Tuesday, February 01, 2005

What to wear, what to wear?

“Don’t be fallin’ out of your house with no needle and thread in your hand”
-- An Indian Chief heard early one Mardi Gras morning on WWOZ

My good friend Brian, having no kids of his own, has never given up on the Mardi Gras of our twenties. He always had MoMs tickets and went to their Captain’s Party. His costumes were always wild and outrageous. He had gotten a ticket for me to MoMs every years for the last two decades, only to have to give it away to someone else.

And he reminded me: I needed a good costume to get into MoMs--unless I wanted to go in with no pants.

The kids Mardi Gras day costumes were easy. For the day, my son could wear the fairly elaborate pirate’s costume we had just purchased this past yea for Halloween.. (I have sublimated my Carnival spirit into Halloween for many of the past 18 years). I told him if he didn’t wear the eyepatch, he could be Diego Montoya (we rather like the Princess Bridge)

My daughter is in a dance school with competitive companies, and has a closet full of competition and recital costumes. She will wear the red one from last year with the blond page boy wig that made them all look like little clones of Carol Channing.

Me, I had long planned to return to Mardi Gras dressed as Captain Beyond, the cover art character of a studio band of the early 70s that put out some serious rock. This was not a simple costume to assemble, and I was not sure I could pull it off.
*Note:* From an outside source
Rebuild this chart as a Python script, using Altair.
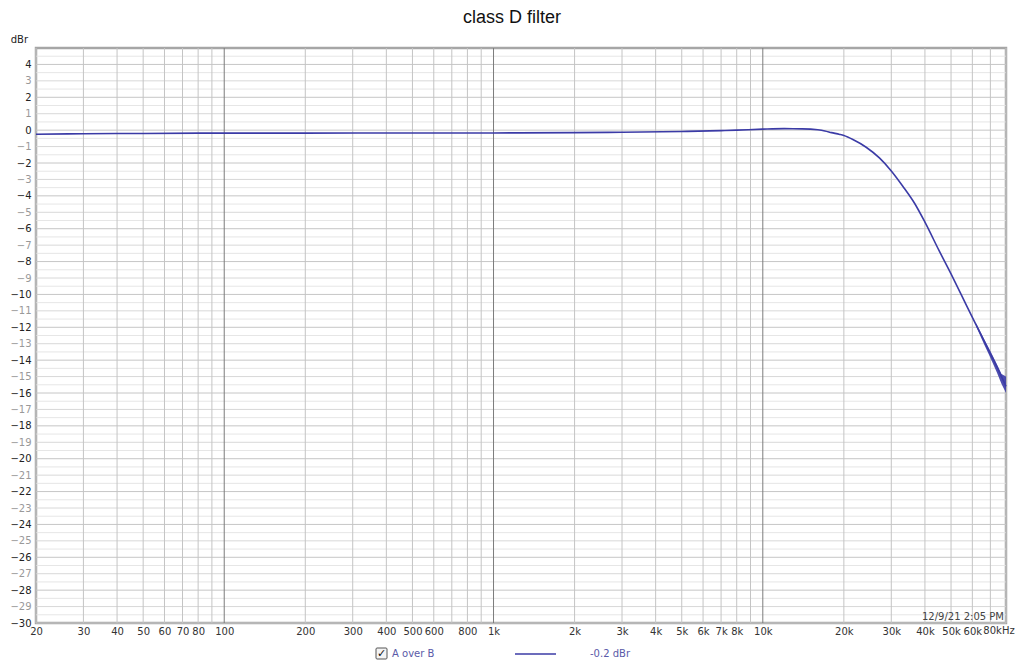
import altair as alt
import pandas as pd

# ---- data ----
freq = [20, 30, 50, 100, 200, 500, 1000, 2000, 3000, 5000, 7000, 8000, 10000,
        12000, 14000, 16000, 17000, 18000, 19300, 20000, 21600, 24200, 27100, 30000,
        33100, 36600, 40000, 45200, 50000, 54900, 60000, 64600, 69000, 75000, 80000]
dbr = [-0.25, -0.22, -0.2, -0.18, -0.18, -0.17, -0.17, -0.15, -0.13, -0.08, -0.03, 0.0, 0.06,
       0.09, 0.08, 0.02, -0.05, -0.15, -0.26, -0.33, -0.57, -1.04, -1.69, -2.48,
       -3.41, -4.45, -5.6, -7.35, -8.75, -10.1, -11.4, -12.45, -13.4, -14.6, -15.6]

band_freq = [62000, 66000, 70000, 74000, 77000, 80000]
band_lo = [-11.95, -12.95, -13.85, -14.75, -15.45, -16.0]
band_hi = [-11.75, -12.65, -13.45, -14.25, -14.85, -15.0]

x_ticks = [20, 30, 40, 50, 60, 70, 80, 100, 200, 300, 400, 500, 600, 800,
           1000, 2000, 3000, 4000, 5000, 6000, 7000, 8000, 10000,
           20000, 30000, 40000, 50000, 60000]
last_tick_label = "80kHz"
v_grid = ([m for m in range(20, 100, 10)] + [m * 100 for m in range(1, 10)] +
          [m * 1000 for m in range(1, 10)] + [m * 10000 for m in range(1, 9)])
decades = [100, 1000, 10000]
y_ticks = list(range(-30, 5))
h_grid = [v / 2 for v in range(-60, 10)]

title_text = "class D filter"
unit_text = "dBr"
stamp_text = "12/9/21 2:05 PM"
legend_name = "A over B"
legend_value = "-0.2 dBr"

W, H = 970, 575
FONT = "DejaVu Sans"
CURVE = "#3b3ba6"

xs = alt.Scale(type="log", domain=[20, 80000], nice=False)
ys = alt.Scale(domain=[-30, 5], nice=False, zero=False)

x_axis = alt.Axis(values=x_ticks, grid=False, ticks=False, domain=False,
                  labelOverlap=False, labelFlush=False, labelBound=False,
                  labelFont=FONT, labelFontSize=10, labelColor="#333333",
                  labelPadding=3,
                  labelExpr="datum.value >= 1000 ? (datum.value/1000) + 'k' : datum.value")
y_axis = alt.Axis(values=y_ticks, grid=False, ticks=False, domain=False,
                  labelOverlap=False, labelFlush=False, labelBound=False,
                  labelFont=FONT, labelFontSize=10, labelPadding=5,
                  labelColor=alt.condition("datum.value % 2 == 0",
                                           alt.value("#222222"), alt.value("#999999")))

curve_df = pd.DataFrame({"f": freq, "db": dbr})
band_df = pd.DataFrame({"f": band_freq, "lo": band_lo, "hi": band_hi})

vg = pd.DataFrame({"f": v_grid})
vg["kind"] = ["major" if f in decades else "minor" for f in v_grid]

hg = pd.DataFrame({"y": h_grid})
hg["kind"] = ["even" if (v == int(v) and int(v) % 2 == 0) else ("odd" if v == int(v) else "half")
              for v in h_grid]

XA = dict(scale=xs, title=None, axis=x_axis)
YA = dict(scale=ys, title=None, axis=y_axis)

hgrid = alt.Chart(hg).mark_rule(strokeWidth=1).encode(
    y=alt.Y("y:Q", **YA),
    color=alt.Color("kind:N", scale=alt.Scale(domain=["even", "odd", "half"],
                                              range=["#c6c6c6", "#d8d8d8", "#e6e6e6"]),
                    legend=None),
)

vgrid = alt.Chart(vg).mark_rule(strokeWidth=1).encode(
    x=alt.X("f:Q", **XA),
    stroke=alt.Stroke("kind:N", scale=alt.Scale(domain=["major", "minor"],
                                                range=["#7c7c7c", "#c4c4c4"]),
                      legend=None),
)

band = alt.Chart(band_df).mark_area(color=CURVE, opacity=0.9).encode(
    x=alt.X("f:Q", **XA),
    y=alt.Y("lo:Q", **YA),
    y2="hi:Q",
)

curve = alt.Chart(curve_df).mark_line(color=CURVE, strokeWidth=1.6, interpolate="monotone").encode(
    x=alt.X("f:Q", **XA),
    y=alt.Y("db:Q", **YA),
)

def txt(text, x, y, size=10, color="#333333", align="left", font=FONT, baseline="middle"):
    return alt.Chart(pd.DataFrame({"t": [text]})).mark_text(
        align=align, baseline=baseline, fontSize=size, font=font, color=color
    ).encode(text="t:N", x=alt.value(x), y=alt.value(y))

title = txt(title_text, W / 2 - 9, -30, size=18, color="#111111", align="center",
            font="Liberation Sans")
unit = txt(unit_text, -8, -8, size=10, color="#222222", align="right")
stamp = txt(stamp_text, W - 2, H - 6, size=10, color="#444444", align="right")
last_label = txt(last_tick_label, W - 7, H + 3, size=10, color="#333333", align="center",
                 baseline="top")

# legend
box = alt.Chart(pd.DataFrame({"a": [0]})).mark_rect(
    fill="#f4f4f4", stroke="#555555", strokeWidth=1, cornerRadius=1
).encode(x=alt.value(340), x2=alt.value(351), y=alt.value(600), y2=alt.value(611))
check = txt("✓", 345.5, 605.5, size=11, color="#111111", align="center", font="DejaVu Sans")
leg_name = txt(legend_name, 356, 606, size=10, color="#5a5aa8")
leg_line = alt.Chart(pd.DataFrame({"a": [0]})).mark_rule(color=CURVE, strokeWidth=1.6).encode(
    x=alt.value(479), x2=alt.value(520), y=alt.value(606))
leg_val = txt(legend_value, 554, 606, size=10, color="#5a5aa8")

chart = alt.layer(
    hgrid, vgrid, band, curve, title, unit, stamp, last_label,
    box, check, leg_name, leg_line, leg_val
).resolve_scale(color="independent").properties(
    width=W, height=H,
    autosize=alt.AutoSizeParams(type="none"),
    padding={"left": 28, "top": 40, "right": 10, "bottom": 38},
    background="white",
).configure_view(stroke="#a6a6a6", strokeWidth=2.5)

chart.save("out.html", embed_options={"renderer": "svg", "actions": False})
I am a great fan of the author Charles de Lint. I was reading Greenmantle at Xmas break.

Suddenly it occurred to me.

I’m going as the Green Man.

This is not a hard costume. A few silk plants from the Hobby Hut, a fresh bag of glue sticks, a mask and some base camo clothes or tights, et voila..

My now thirteen-year-old daughter lays down a rule: I am not allowed to appear in tights in any pictures with her. I explain to her that I used to wear tights as part of costumes all the time; that I learned the hard way that guys with hairy legs should never where white tights.

She is not convinced.

So, I dredged out the pair of loden green chino’s I used to stuff a ghoul last Haloween into the house, and start glueing on leaves and moss to go with my mask and camo shirt (also with some leaves glue-gunned on;the fancy 3-D, structured camo ready made is just too pricey).

As my daughter said as I came out of the bathroom last Sunday dressed out for the first time, “Oh my god, you’re a tree!”. Mission accomplished. I shed $2-a-bag hobby hut Spanish moss wherever I go, but I’m bringing the rest of the moss and leaves, and the glue gun.

If I start to come apart at MoM’s (and at 47 and on a Strict Alcohol Diet, I just might) I’ll have time to put myself back together on Monday.